LARGO -- A memo that surfaced at City Hall last week bolstered the idea of the tight control City Manager Steve Stanton holds over all activities in the city of Largo.
Addressed to the mayor and commission, the memo says that a certain law firm has been retained by Wal-Mart and that the firm has requested that invididual meetings with the mayor and commissioners be arranged.
The purpose of these meetings the memo said was so that the law firm could communicate their client's concern in regard to a certain city ordinance.
"In reviewing this request with the city attorney, it is our joint recommendation that individual city commissioners do not agree to invididually meet with lawyers representing any individual developers regarding their concerns or objections to the proposed ordinance."
Stanton was referring to his joint decision with Alan Zimmett, the part time but highly paid ($103,000) city attorney who is under his direct control.
In fact, all employees of the city are under Stanton's sole control. The mayor and commissisoners have virtually no power. The only thing they do is vote up or down on proposals brought to them by the city manager.
By suggesting that elected officials meet only with parties approved by him, Stanton exercises even further control over those people whom the voters choose to run the city.
There is an "out" in the memo. If any member of the commission insists on meeting with lawyers from Wal-Mart, Stanton urged that they agree that Tammi Bach, assistant city attorney, and Carol Stricklin, assistant community development director, be in attendance.
Obviously, Stanton does not want any individual commissioner getting any information on which he is not fully apprised. Both Bach and Stricklin work for Stanton.

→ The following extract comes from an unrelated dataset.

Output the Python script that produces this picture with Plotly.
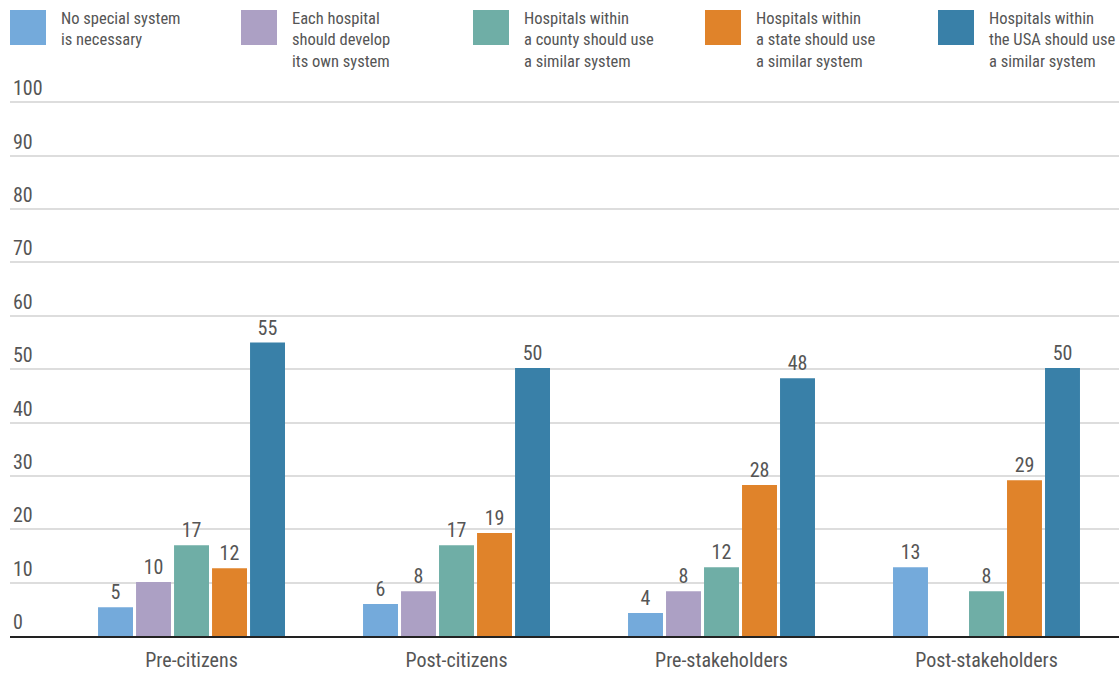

Stanton takes the position that he is responsible for everthing that goes on in the city. He says he is responsible for "outcomes."
"That's a responsiblity most people think of being lodged in a power much higher than a city manager," one observer noted.
Stanton's strictures on information gathering by elected officials hampers the duties of those elected officials to gather information in the pursuit of making laws, renders them as mental cripples unable to distinguish properly what information they are being given and is tantamount to a violation of the First Amendment to the Constitution of the United States.
Another aspect of the tight lid kept on any information in city hall was the letter from Thomas M. Gonzalez spelling out the extent of the shroud of secrecy thrown over the mystery accusations made against a former commissioner, Charlie Harper.
Stanton imposed a tight lid on any information regarding that case, saying that the secrecy extended even to commission members and that they had not been informed.
That was belied by one commissioner who perkily spoke up a couple of weeks ago and said, "I know what it is all about, but I can't discuss it." At least one other commissioner made comments indicating knowledge of the case.
Gonzalez in his letter said that the commission was indeed entitled to the information and that the secrecy provisions of Florida Statute 119.07 apply only to public disclosure.
In other words, those who pay the bills are not entitled to know what is going on at city hall.